The terrain of the Huong Hoa District is characterized
by steep, jungle-covered mountains separated by plunging valleys. Mountain
peaks tower over the hamlets along Route 9, rising from 200 meters to
600 meters above the elevation of the highway. Streams flow through
many of the valleys, emptying into one of two rivers. The Song Rao Quan
drains the region to the north, flowing southeast to join other rivers
which continue to the sea. West of Khe Sanh, the Xe Pon, or Tchepone,
flows east across the Laotian panhandle to a point 15 kilometers from
the village, where it turns south forming a part of the international
border between South Vietnam and Laos.

There are two types of rain forest in the area. The
primary growth is found at higher elevations where some trees reach
90 feet in height, forming a canopy beneath which other trees, some
up to 60 feet high, form a second canopy. The dense canopies reduce
the light at ground level to the point that growth there is limited
to seedlings, flowers, and climbing plants. Because of the sparse ground
cover, the jungle can be penetrated on foot with little difficulty.2

The secondary rain forest is located at lower elevations
where the ground has first been cleared, then later left for the jungle
to reclaim. Here, the trees are smaller, allowing more light to penetrate
to ground level. The resulting thick growth of bamboo, elephant grass,
and climbing plants limits foot travel considerably.3

The weather in the region varies through the course
of a year. It is warm in the summer, although cooler than at the lower
elevations near the coast, while in the winter, it is sometimes oppressively
cold and damp. Annual rainfall exceeding 80 inches, much of it occurring
during the winter monsoon, feeds the rain forests and contributes to
the discomfort caused by the cold temperatures. A thick, milk-colored
fog known in Indochina as crachin** occurs frequently in the
winter months, reducing visibility considerably.
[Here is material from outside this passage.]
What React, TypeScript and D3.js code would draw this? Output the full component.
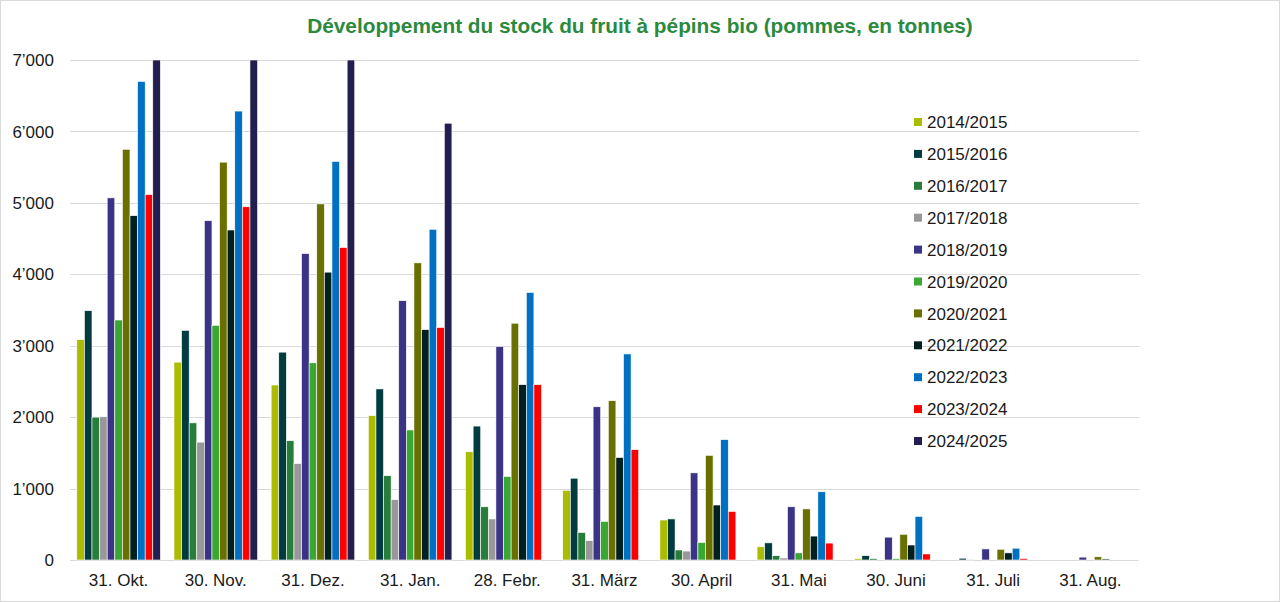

During the war, a Montagnard tribe, the Bru, lived
near Khe Sanh, although the people in the village

* Former Navy chaplain Ray W. Stubbe, a noted authority
on Khe Sanh and its environs, observed that this census did nor include
the approximately 12,000 Montagnard tribesmen who lived in "some
half dozen villes" in the immediate Khe Sanh area. LCdr Ray W.
Stubbe, ChC, USN, Comments on draft chapter, dtd 23Oct94 (Vietnam Comment
File), hereafter Stubbe Comments.

**A weather condition which occurs in the highland
regions of Southeast Asia for periods of three to five days at a time
between October and April. It is described as: "A persistent low-level
stratus phenomenon accompanied by prolonged precipitations which greatly
affects military operations. Clouds are generally 3,000 to 5,000 feet
thick with ceiling under 1,000 feet and frequently below 500 feet. Visibility
is ... generally below 2 miles and frequently below 1/2 mile."
Asst Chief of Staff, G-2, memo to Asst Chief of Staff, G-3, dtd 4Jul67,
Subj: Planning Conference, in 3d MarDiv ComdC, Jul67. Colonel Frederic
S, Knight, who served as the 3d Marine Division G-2 or intelligence
officer in 1968, noted that the word comes from the French verb, cracher,
which means to spit: "A friend said the true meaning of the word
is best described as 'that which blows back into your face when you
spit into the wind.'" Col Frederic S. Knight, Comments on draft
chapter, dtd 10Jan95 (Vietnam Comment File), hereafter Knight Comments.